= H. W. Schumann =

German diplomat and indologist

Hans Wolfgang Schumann (31 January 1928 – 26 June 2019) was a German diplomat as well as an Indologist and Buddhologist.

== Life ==
Schumann was born in Düsseldorf, Germany. After an apprenticeship as a book publisher, he studied Indology, religious studies, ethnology, comparative religions and social anthropology at the University of Bonn in 1951. In 1957 he received his Ph.D. degree for a thesis on Buddhist philosophy, while there he worked under Gustav Mensching in the subject of Indology with an investigation into the Bedeutung und Bedeutungsentwicklung des Terminus Samkhara im frühen Buddhismus (Meaning and development of the meaning of the term Samkhara in early Buddhism).
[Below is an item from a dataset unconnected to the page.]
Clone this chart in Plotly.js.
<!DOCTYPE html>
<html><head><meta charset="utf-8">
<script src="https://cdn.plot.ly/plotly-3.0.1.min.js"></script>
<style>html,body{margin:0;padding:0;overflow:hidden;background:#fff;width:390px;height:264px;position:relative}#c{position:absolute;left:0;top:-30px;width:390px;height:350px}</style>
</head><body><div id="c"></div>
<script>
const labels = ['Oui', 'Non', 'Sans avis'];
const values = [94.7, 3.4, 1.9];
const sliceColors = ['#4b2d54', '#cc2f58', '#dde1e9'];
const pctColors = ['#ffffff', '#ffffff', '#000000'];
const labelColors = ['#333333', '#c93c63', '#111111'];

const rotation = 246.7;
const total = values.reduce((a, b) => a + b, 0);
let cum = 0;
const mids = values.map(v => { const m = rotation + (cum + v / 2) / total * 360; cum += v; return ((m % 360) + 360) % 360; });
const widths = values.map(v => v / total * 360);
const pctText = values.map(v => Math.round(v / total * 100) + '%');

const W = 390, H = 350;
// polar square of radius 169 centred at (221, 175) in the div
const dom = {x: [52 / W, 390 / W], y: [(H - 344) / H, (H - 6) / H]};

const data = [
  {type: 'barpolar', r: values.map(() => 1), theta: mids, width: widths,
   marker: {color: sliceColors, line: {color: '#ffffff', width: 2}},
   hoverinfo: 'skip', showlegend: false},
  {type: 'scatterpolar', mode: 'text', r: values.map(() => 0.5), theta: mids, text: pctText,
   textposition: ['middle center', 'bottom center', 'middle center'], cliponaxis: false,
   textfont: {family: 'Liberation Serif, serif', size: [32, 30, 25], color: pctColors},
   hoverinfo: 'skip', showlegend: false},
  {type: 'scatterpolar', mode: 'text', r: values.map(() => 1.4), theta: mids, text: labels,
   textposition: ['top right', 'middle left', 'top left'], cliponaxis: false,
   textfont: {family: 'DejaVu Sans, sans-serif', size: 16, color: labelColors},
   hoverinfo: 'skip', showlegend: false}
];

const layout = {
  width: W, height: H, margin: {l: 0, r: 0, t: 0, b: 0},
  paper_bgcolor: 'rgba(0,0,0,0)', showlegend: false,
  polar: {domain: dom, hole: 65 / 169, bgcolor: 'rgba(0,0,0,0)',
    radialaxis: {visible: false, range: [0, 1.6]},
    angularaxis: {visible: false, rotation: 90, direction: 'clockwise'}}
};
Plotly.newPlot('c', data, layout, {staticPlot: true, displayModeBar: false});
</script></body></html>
From 1960 to 1963 he worked as a lecturer at the Banaras Hindu University in India. In 1963, he had joined the Foreign services of the Federal Republic of Germany and served in consular and diplomatic capacities at the West German missions such as Kolkata, Yangon, Chicago, and Colombo as a lecturer to teach German language through the German Academic Exchange Service. In 1985 to 1986 he held a teaching position in Buddhism at the University of Bonn. Until his retirement in 1988 he was the Consul-General of the Federal Republic of Germany in Mumbai. Later Schumann was the recipient of the Rabindranath Tagore Literary Prize for his works about Buddhism. He died in Bonn.

== Works ==
- Der Mahāyāna-Buddhismus: Die zweite Drehung des Dharma-Rades. Diederichs, München, 1990.
- Der historische Buddha: Leben und Lehre des Gotama. Diederichs Gelbe Reihe, München 2004.
- Handbuch Buddhismus: Die zentralen Lehren: Ursprung und Gegenwart. Diederichs, Kreuzlingen / München 2000.
- Die grossen Götter Indiens: Grundzüge von Hinduismus und Buddhismus. Hugendubel 2004.
- Buddhismus: Stifter, Schulen und Systeme. Diederichs Gelbe Reihe, München 2005.
- Buddhabildnisse – Ihre Symbolik und Geschichte. Werner Kristkeitz Verlag, Heidelberg 2007.

== Biographies of H.W. Schumann ==
- Axel Rodeck: Ein Indologe und Buddhist. Zum 80. Geburtstag von Dr. Hans Wolfgang Schumann.
- Volker Zotz: Hans Wolfgang Schumann zum 80. Geburtstag. In: Buddhismus aktuell. August/2/2008.